Sometimes more properly known as The Sh*tty Barn, this popular music venue has been attracting crowds since 2010 in a barn that comes by its name fairly enough. (Ironically, it’s not far from Frank Lloyd Wright’s decidedly not sh*tty Taliesin). But there’s no denying the up close and personal interaction with the musicians who wail away from May through October. Make reservations, grab some camp chairs, and put on some dancing shoes.
Wright’s Taliesin is in nearby Iowa County, but the Seth Peterson Cottage is in the woods of Sauk County’s Mirror Lake State Park. And while there are occasional tours of the property, the real opportunity is spending two nights in this Frank Lloyd Wright-designed home, with all the outdoor amenities of the park right at hand.
From mid-April to the end of November, it’s worth taking a ride on the historic Merrimac Ferry, in operation since 1848. Named the Colsac, the 15-car boat connects Columbia and Sauk counties over the Wisconsin River, 24 hours a day, and for free at that, the only such ferry in the state. This is the third iteration of the Colsac. There were no takers when Colsac II was put up for sale online, so it was sold for scrap. No word on whether Dr.

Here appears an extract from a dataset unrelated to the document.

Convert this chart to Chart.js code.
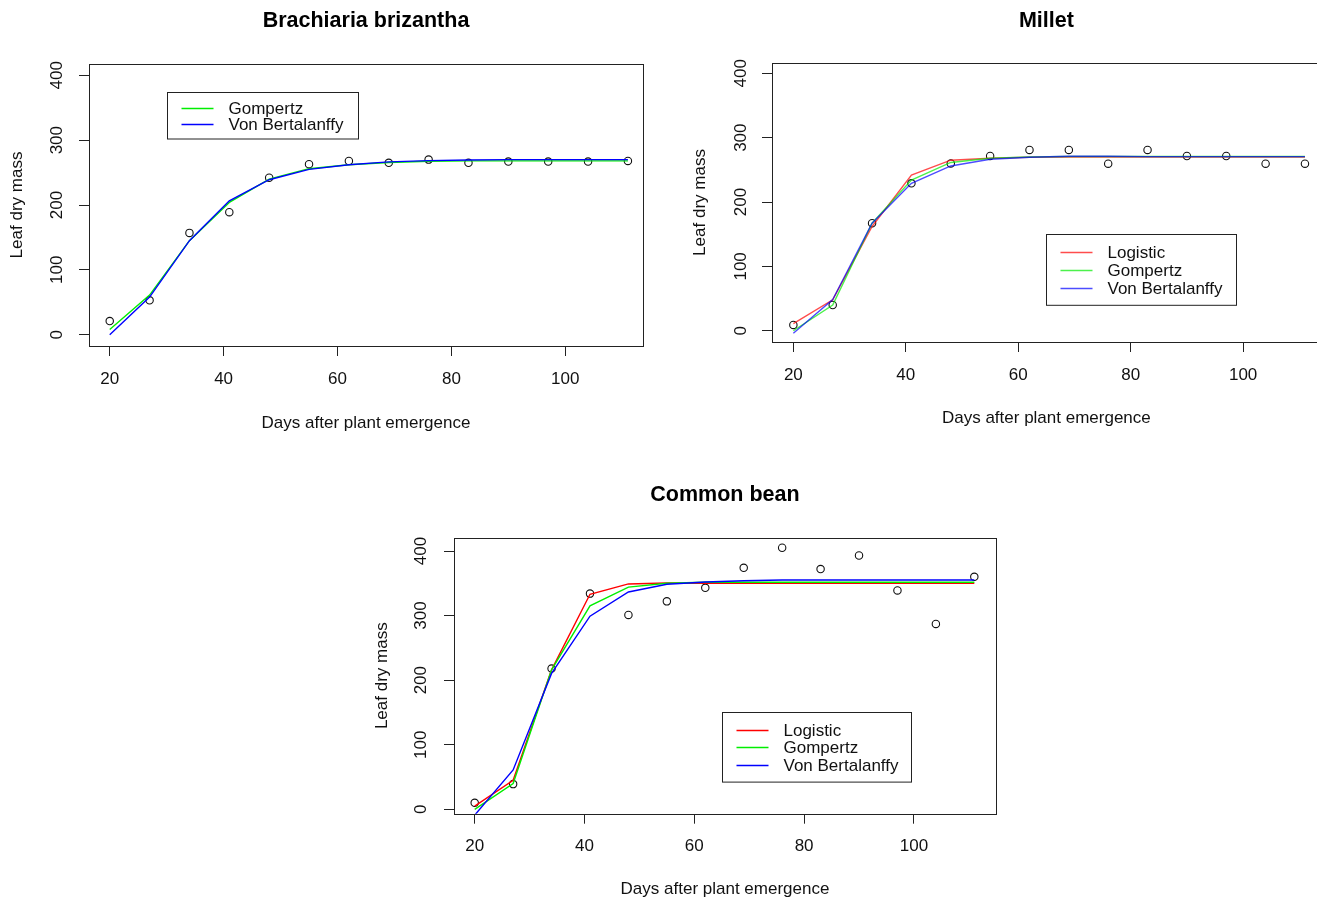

Evermor got his hands on any.
The history of the small white building known as Painted Forest is as compelling as the artwork inside — an all-encompassing (walls and ceiling) set of murals created by an itinerant artist named Ernst Hüpeden in the late 1890s. Hüpeden arrived in New York from Germany in 1878 and began walking and painting his way west. By the time he arrived in Valton, he was asked by the Modern Woodmen of America, who owned the building, to paint a scene on the stage curtain. That led to the larger work, an effort that took two years.

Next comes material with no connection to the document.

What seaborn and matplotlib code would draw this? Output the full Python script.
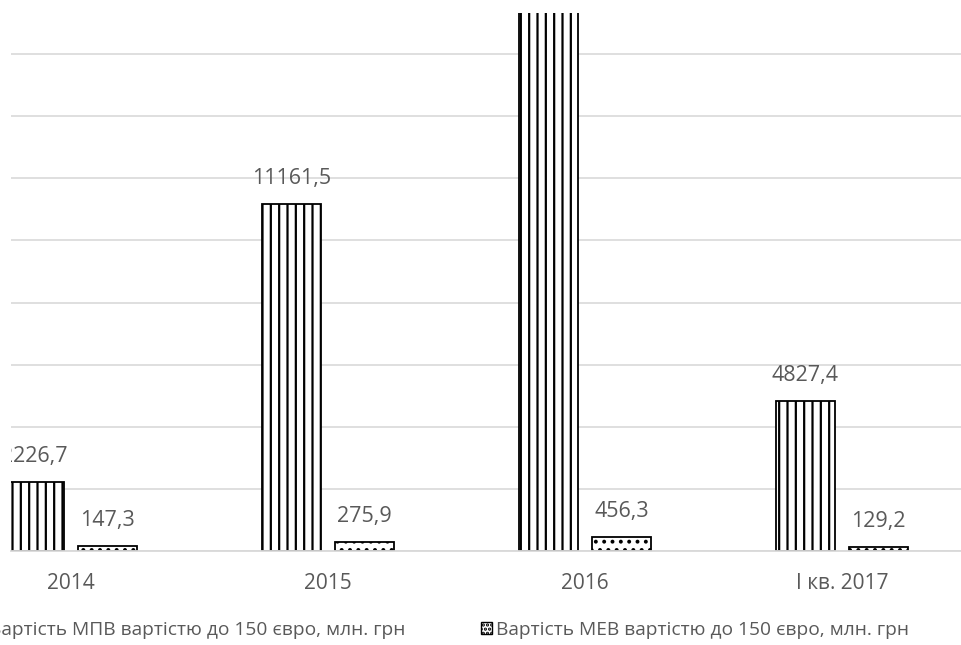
import numpy as np
import pandas as pd
import matplotlib.pyplot as plt
from matplotlib.patches import Patch
import seaborn as sns

# Data
years = ['2014', '2015', '2016', 'I кв. 2017']
mpv_values = [2226.7, 11161.5, 20150.0, 4827.4]   # 2016 bar runs off the top of the chart
mev_values = [147.3, 275.9, 456.3, 129.2]
series_names = ['Вартість МПВ вартістю до 150 євро, млн. грн',
                'Вартість МЕВ вартістю до 150 євро, млн. грн']

df = pd.DataFrame({
    'year': years * 2,
    'value': mpv_values + mev_values,
    'series': [series_names[0]] * 4 + [series_names[1]] * 4,
})

sns.set_style('white')
plt.rcParams['font.family'] = ['Open Sans', 'DejaVu Sans']
plt.rcParams['hatch.linewidth'] = 1.6
text_color = '#595959'
grid_color = '#d9d9d9'

fig = plt.figure(figsize=(9.62, 6.45), dpi=100)
ax = fig.add_axes([11 / 962, 94 / 645, 951 / 962, 538 / 645])

sns.barplot(data=df, x='year', y='value', hue='series', order=years,
            hue_order=series_names, width=0.57, gap=0.2,
            palette=['white', 'white'], edgecolor='black', linewidth=1.3,
            legend=False, ax=ax)

hatches = ['||', '..']
for cont, h in zip(ax.containers, hatches):
    for bar in cont:
        bar.set_hatch(h)
        bar.set_edgecolor('black')
    labels = [f'{v:.1f}'.replace('.', ',') for v in cont.datavalues]
    texts = ax.bar_label(cont, labels=labels, padding=11, fontsize=15.5, color=text_color)
    # labels are clipped by the plot area, like in the original
    for t in texts:
        t.set_clip_on(True)
        t.set_clip_box(ax.bbox)

ax.set_ylim(0, 17320)
ax.set_xlim(-0.2335, 3.467)
ax.set_yticks(np.arange(0, 17000, 2000))
ax.set_yticklabels([])
ax.yaxis.grid(True, color=grid_color, linewidth=1.2)
ax.set_axisbelow(True)
for side in ['left', 'right', 'top']:
    ax.spines[side].set_visible(False)
ax.spines['bottom'].set_color(grid_color)
ax.spines['bottom'].set_linewidth(1.3)
ax.tick_params(axis='x', length=0, pad=16, labelsize=15, labelcolor=text_color)
ax.tick_params(axis='y', length=0)
ax.set_xlabel('')
ax.set_ylabel('')

handles = [Patch(facecolor='white', edgecolor='black', hatch=h * 2, linewidth=1.0) for h in hatches]
fig.legend(handles, series_names, loc='center', bbox_to_anchor=(0.459, 0.023),
           ncol=2, frameon=False, fontsize=13.8, labelcolor=text_color,
           handlelength=0.6, handleheight=0.6, handletextpad=0.2,
           columnspacing=3.9)

fig.savefig('out.png', dpi=100)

Baraboo was once known as “Circus City,” since it was the headquarters of the Ringling brothers from 1884 to 1917. One of the five brothers, known as AL., built an imposing red brick home in Baraboo in 1905, and today it’s on the national registry of historic places and open for tours. A sumptuous theater in town also bears AL.’s name, and the icing on the cake (or foam on the glass) is the AL. Ringling Brewing Company, which opened September of 2020.
When he’s not on one of his epic bike rides or training service dogs, Rob Nelson is the genial face at the vital community book store in Baraboo. Founded in 1998 as a used book shop, The Village Booksmith now stocks current works along with second-hand and rare titles. It also hosts frequent readings and music events.
The American Players Theatre, founded in 1980, is nestled on 110 acres of woods and meadows near Spring Green. It actually houses two theaters — Hill, an outdoor amphitheater, and Touchstone, an intimate indoor theater. APT keeps a series of nine plays, classic and modern, in its rotating repertory from June through November.